Le fait aérien a transformé la conduite des opérations durant la Grande Guerre. Le commandement français a su conjuguer progrès techniques et emploi tactique de l’aviation avec un grand pragmatisme et une efficacité reconnue. La doctrine a été élaborée au fur et à mesure avec l’appui du Haut commandement qui a vu le potentiel de cette nouvelle arme.
Le fait aérien dans la Grande Guerre : révolution dans les affaires militaires
Air Power in the Great War: a Revolution in Military Affairs
The arrival of air power transformed the conduct of operations during the Great War. With great pragmatism, the French command combined technical progress with effective tactical use of aviation. Appropriate doctrine was established over time with the support of the high command, which had recognised the potential of this new weapon system.
Onze ans séparent le vol des frères Wright des premières heures de la Grande Guerre où ce nouvel engin qu’est le fragile aéroplane en bois et toile soumis aux caprices de la nature – le vent, le brouillard, la pluie – est pourtant présent en première ligne dans toutes les armées des belligérants. L’irruption de l’avion dans la guerre qu’accompagnent la technologie, la science et l’industrie appliquées à la 3e dimension va révolutionner la pensée militaire tant sur les plans stratégique, tactique, qu’opérationnel. Tout au long de ces quatre années de guerre, les responsables militaires français vont s’attacher à définir une organisation et un emploi opérationnel de l’aviation militaire qu’ils vont codifier sous la pression des événements par le biais de notes et instructions diverses. Une douzaine de textes fondateurs constituent ce corpus doctrinal : parmi ceux-ci, trois portent la signature du maréchal Joffre et cinq celle du maréchal Pétain. C’est dire l’intérêt porté par les officiers généraux à la 3e dimension, loin du cliché traditionnel s’appuyant sur la célèbre phrase attribuée au général Foch avant guerre « l’aviation c’est du sport ».
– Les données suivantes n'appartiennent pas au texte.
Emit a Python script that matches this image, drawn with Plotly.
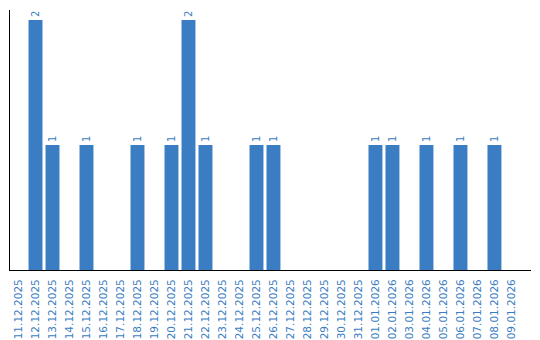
import plotly.graph_objects as go

dates = ["11.12.2025","12.12.2025","13.12.2025","14.12.2025","15.12.2025","16.12.2025",
         "17.12.2025","18.12.2025","19.12.2025","20.12.2025","21.12.2025","22.12.2025",
         "23.12.2025","24.12.2025","25.12.2025","26.12.2025","27.12.2025","28.12.2025",
         "29.12.2025","30.12.2025","31.12.2025","01.01.2026","02.01.2026","03.01.2026",
         "04.01.2026","05.01.2026","06.01.2026","07.01.2026","08.01.2026","09.01.2026"]
counts = [0,2,1,0,1,0,0,1,0,1,2,1,0,0,1,1,0,0,0,0,0,1,1,0,1,0,1,0,1,0]
labels = [str(v) if v else "" for v in counts]

color = "#3A7DC2"
fig = go.Figure(go.Bar(
    x=dates, y=counts, text=labels, textposition="outside", textangle=-90,
    textfont=dict(family="DejaVu Sans", size=10, color=color),
    marker=dict(color=color, line=dict(width=0)), cliponaxis=False,
))
fig.update_layout(
    width=540, height=340, margin=dict(l=10, r=9, t=10, b=70),
    plot_bgcolor="white", paper_bgcolor="white", bargap=0.18,
    showlegend=False,
    xaxis=dict(type="category", range=[-0.5, 30.15], tickangle=-90, showline=True,
               linecolor="black", linewidth=1, showgrid=False, ticks="",
               ticklabelstandoff=4, automargin=False,
               tickfont=dict(family="DejaVu Sans", size=10.5, color=color)),
    yaxis=dict(range=[0, 2.08], showline=True, linecolor="black", linewidth=1,
               showgrid=False, zeroline=False, showticklabels=False, ticks="",
               automargin=False),
)
fig.write_html("out.html")
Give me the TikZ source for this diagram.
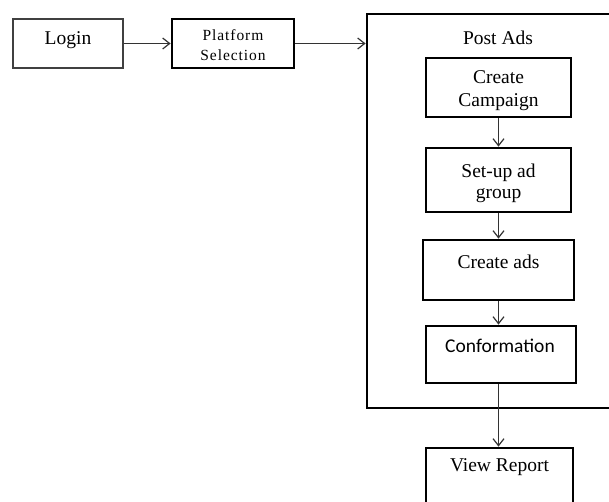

Il faut dire qu’entre septembre 1909, où en France le ministère de la Guerre achète ses 5 premiers aéroplanes et la mobilisation, à l’été 1914, où l’armée dispose de 134 appareils, les responsables de l’aéronautique ont eu la lourde charge d’organiser et de structurer l’aviation naissante par la loi de mars 1912 et de rédiger un premier texte sur « l’emploi de l’aéronautique en temps de guerre » la même année. Toutefois, même si les aéroplanes ont participé depuis 1910 aux grandes manœuvres et qu’une escadrille opère au Maroc dès 1912 dans le cadre d’opérations de police coloniale, jamais l’aéronautique française n’a encore connu l’épreuve du feu face à des appareils ennemis.
Les quatre années de guerre vont contraindre les responsables militaires à adapter ou renouveler sans cesse leurs analyses et leurs discours face aux circonstances afin de les traduire au mieux et le plus rapidement possible sur le plan opérationnel. Dans le même temps, les progrès technologiques et industriels en matière d’aviation ouvrent de nouveaux horizons élargissant par là même le champ de la doctrine d’emploi. L’enjeu du progrès technologique s’avère déterminant entre des belligérants qui se livrent à une course effrénée où les innovations de l’un suscitent l’émulation de l’autre et bouleversent donc les discours doctrinaux en cours.